**Task objective**
Take the lines of the data below from the very first through the line containing "(lscale) at (103,563)" and output them exactly, pictures excluded.

## START

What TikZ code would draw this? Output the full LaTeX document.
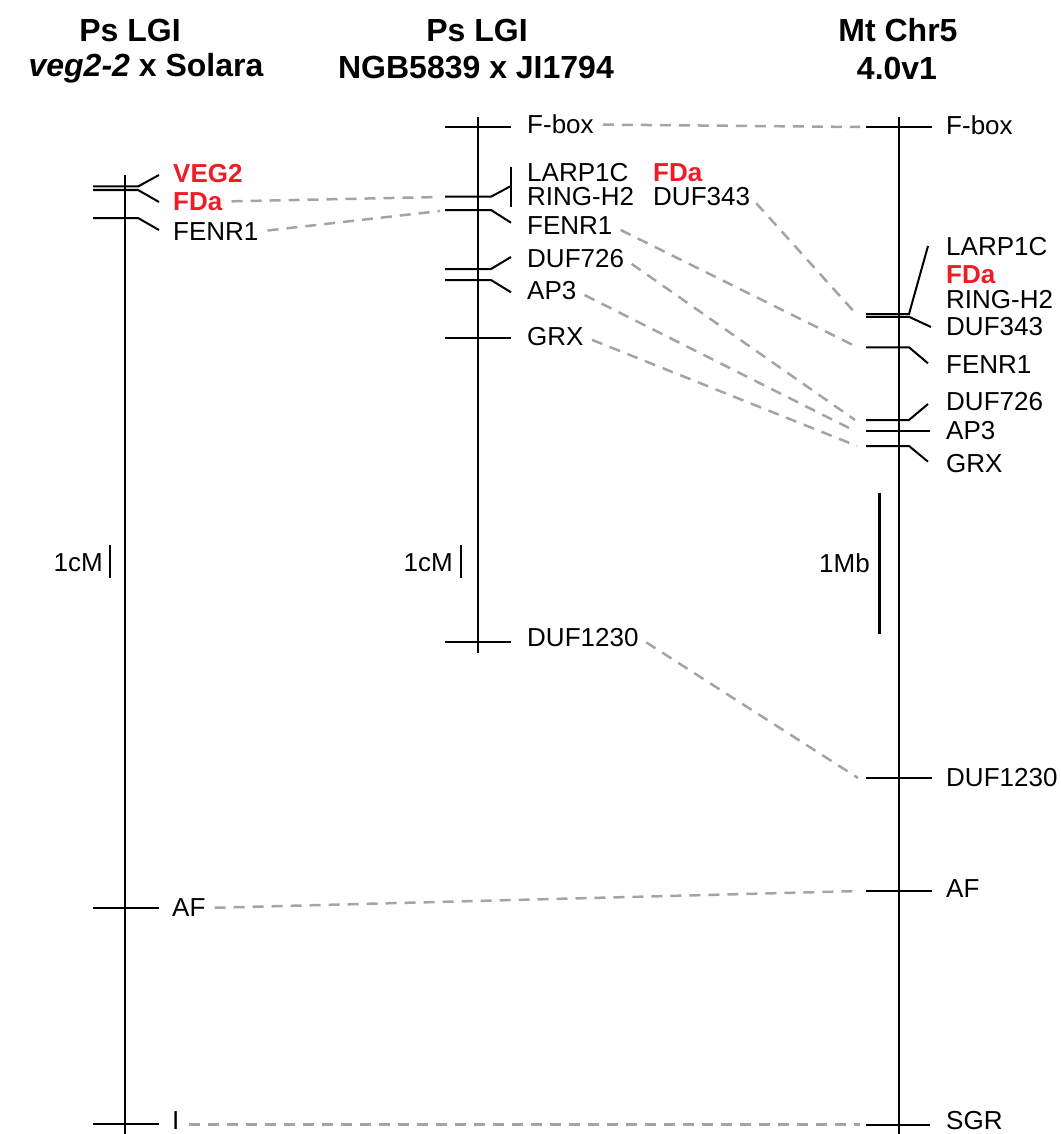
\documentclass[tikz,border=0pt]{standalone}
\usepackage{fontspec}
\setmainfont{Liberation Sans}
\definecolor{fdred}{HTML}{EE1C25}
\definecolor{linkgray}{HTML}{A4A4A4}
\begin{document}
\begin{tikzpicture}[x=1pt,y=-1pt,
  chrom/.style={line width=2.4pt, black},
  tickln/.style={line width=2pt, black},
  lab/.style={anchor=west, inner sep=0pt, font=\fontsize{26}{28}\selectfont},
  redlab/.style={lab, text=fdred, font=\bfseries\fontsize{26}{28}\selectfont},
  scl/.style={anchor=east, inner sep=0pt, font=\fontsize{26}{28}\selectfont},
  ttl/.style={anchor=center, inner sep=0pt, font=\bfseries\fontsize{32}{39}\selectfont},
  link/.style={dash pattern=on 11pt off 8pt, line width=2.5pt, linkgray, shorten <=9pt}
]
\useasboundingbox (0,0) rectangle (1060,1134);

% titles
\node[ttl] (t1a) at (130,30) {Ps LGI};
\node[ttl] (t1b) at (146,68) {\textit{veg2-2} x Solara};
\node[ttl] (t2a) at (477,30) {Ps LGI};
\node[ttl] (t2b) at (476,68) {NGB5839 x JI1794};
\node[ttl] (t3a) at (898,30) {Mt Chr5};
\node[ttl] (t3b) at (897,68) {4.0v1};

% ---------- left map ----------
\draw[chrom] (125,175) -- (125,1134);
\draw[tickln] (93,186.5) -- (138,186.5) -- (159,175);
\draw[tickln] (93,190) -- (138,190) -- (159,202);
\draw[tickln] (93,218) -- (138,218) -- (159,230);
\draw[tickln] (93,908) -- (159,908);
\draw[tickln] (93,1124) -- (159,1124);
\node[redlab] (lveg) at (173,173.5) {VEG2};
\node[redlab] (lfda) at (173,201.5) {FDa};
\node[lab] (lfenr) at (173,231.5) {FENR1};
\node[lab] (laf) at (172,908) {AF};
\node[lab] (li) at (172,1121) {I};
\draw[line width=2.4pt] (110,545) -- (110,578);
\node[scl] (lscale) at (103,563) {1cM};

% ---------- middle map ----------
\draw[chrom] (478,117) -- (478,653);
\draw[tickln] (445,126.7) -- (511,126.7);
\draw[tickln] (445,196.7) -- (491,196.7) -- (511,186);
\draw[tickln] (511,167) -- (511,207);
\draw[tickln] (445,210) -- (491,210) -- (511,222.7);
\draw[tickln] (445,269) -- (491,269) -- (511,257);
\draw[tickln] (445,280) -- (491,280) -- (511,292.3);
\draw[tickln] (445,338.3) -- (511,338.3);
\draw[tickln] (445,641.7) -- (511,641.7);
\node[lab] (mfbox) at (527,124.5) {F-box};
\node[lab] (mlarp) at (527,172.5) {LARP1C};
\node[lab] (mring) at (527,196.5) {RING-H2};
\node[lab] (mfenr) at (527,226) {FENR1};
\node[redlab] (mfda) at (653,172.5) {FDa};
\node[lab] (mduf343) at (653,196.5) {DUF343};
\node[lab] (mduf726) at (527,258.7) {DUF726};
\node[lab] (map3) at (527,291) {AP3};
\node[lab] (mgrx) at (527,336.5) {GRX};
\node[lab] (mduf1230) at (527,637.5) {DUF1230};
\draw[line width=2.4pt] (461,545) -- (461,578);
\node[scl] (mscale) at (453,563) {1cM};

% ---------- right map ----------
\draw[chrom] (899,117) -- (899,1134);
\draw[tickln] (866,127) -- (932,127);
\draw[tickln] (866,314) -- (909,314) -- (928,246);
\draw[tickln] (866,316.8) -- (909,316.8) -- (931,327);
\draw[tickln] (866,347.3) -- (909,347.3) -- (928,363.3);
\draw[tickln] (866,420) -- (909,420) -- (928,404);
\draw[tickln] (866,430.5) -- (930,430.5);
\draw[tickln] (866,446) -- (909,446) -- (928,461.7);
\draw[tickln] (866,778) -- (932,778);
\draw[tickln] (866,891) -- (932,891);
\draw[tickln] (866,1124.5) -- (930,1124.5);
\node[lab] (rfbox) at (946,125) {F-box};
\node[lab] (rlarp) at (946,247) {LARP1C};
\node[redlab] (rfda) at (946,275) {FDa};
\node[lab] (rring) at (946,300) {RING-H2};
\node[lab] (rduf343) at (946,327) {DUF343};
\node[lab] (rfenr) at (946,365) {FENR1};
\node[lab] (rduf726) at (946,401.7) {DUF726};
\node[lab] (rap3) at (946,431) {AP3};
\node[lab] (rgrx) at (946,463.3) {GRX};
\node[lab] (rduf1230) at (946,778) {DUF1230};
\node[lab] (raf) at (946,889) {AF};
\node[lab] (rsgr) at (946,1121) {SGR};
\draw[line width=2.4pt] (879.3,493) -- (879.3,634);
\node[scl] (rscale) at (870,563) {1Mb};

% link end points
\coordinate (eMfda) at (440,197);
\coordinate (eMfenr) at (440,211);
\coordinate (eRfbox) at (860,127);
\coordinate (eRcl) at (857,315);
\coordinate (eRfenr) at (858,347.5);
\coordinate (eRduf726) at (855,420);
\coordinate (eRap3) at (855,431);
\coordinate (eRgrx) at (857,446);
\coordinate (eRduf1230) at (858,778);
\coordinate (eRaf) at (860,891);
\coordinate (eRsgr) at (860,1124.5);
\coordinate (sLi) at ([xshift=0pt,yshift=-3.5pt]li.east);

% dashed links
\draw[link] (lfda.east) -- (eMfda);
\draw[link] (lfenr.east) -- (eMfenr);
\draw[link] (mfbox.east) -- (eRfbox);
\draw[link] (mduf343.east) -- (eRcl);
\draw[link] (mfenr.east) -- (eRfenr);
\draw[link] (mduf726.east) -- (eRduf726);
\draw[link] (map3.east) -- (eRap3);
\draw[link] (mgrx.east) -- (eRgrx);
\draw[link] (mduf1230.east) -- (eRduf1230);
\draw[link] (laf.east) -- (eRaf);
\draw[link] (sLi) -- (eRsgr);
\end{tikzpicture}
\end{document}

## END

**Correct output**
What TikZ code would draw this? Output the full LaTeX document.
\documentclass[tikz,border=0pt]{standalone}
\usepackage{fontspec}
\setmainfont{Liberation Sans}
\definecolor{fdred}{HTML}{EE1C25}
\definecolor{linkgray}{HTML}{A4A4A4}
\begin{document}
\begin{tikzpicture}[x=1pt,y=-1pt,
  chrom/.style={line width=2.4pt, black},
  tickln/.style={line width=2pt, black},
  lab/.style={anchor=west, inner sep=0pt, font=\fontsize{26}{28}\selectfont},
  redlab/.style={lab, text=fdred, font=\bfseries\fontsize{26}{28}\selectfont},
  scl/.style={anchor=east, inner sep=0pt, font=\fontsize{26}{28}\selectfont},
  ttl/.style={anchor=center, inner sep=0pt, font=\bfseries\fontsize{32}{39}\selectfont},
  link/.style={dash pattern=on 11pt off 8pt, line width=2.5pt, linkgray, shorten <=9pt}
]
\useasboundingbox (0,0) rectangle (1060,1134);

% titles
\node[ttl] (t1a) at (130,30) {Ps LGI};
\node[ttl] (t1b) at (146,68) {\textit{veg2-2} x Solara};
\node[ttl] (t2a) at (477,30) {Ps LGI};
\node[ttl] (t2b) at (476,68) {NGB5839 x JI1794};
\node[ttl] (t3a) at (898,30) {Mt Chr5};
\node[ttl] (t3b) at (897,68) {4.0v1};

% ---------- left map ----------
\draw[chrom] (125,175) -- (125,1134);
\draw[tickln] (93,186.5) -- (138,186.5) -- (159,175);
\draw[tickln] (93,190) -- (138,190) -- (159,202);
\draw[tickln] (93,218) -- (138,218) -- (159,230);
\draw[tickln] (93,908) -- (159,908);
\draw[tickln] (93,1124) -- (159,1124);
\node[redlab] (lveg) at (173,173.5) {VEG2};
\node[redlab] (lfda) at (173,201.5) {FDa};
\node[lab] (lfenr) at (173,231.5) {FENR1};
\node[lab] (laf) at (172,908) {AF};
\node[lab] (li) at (172,1121) {I};
\draw[line width=2.4pt] (110,545) -- (110,578);
\node[scl] (lscale) at (103,563) {1cM};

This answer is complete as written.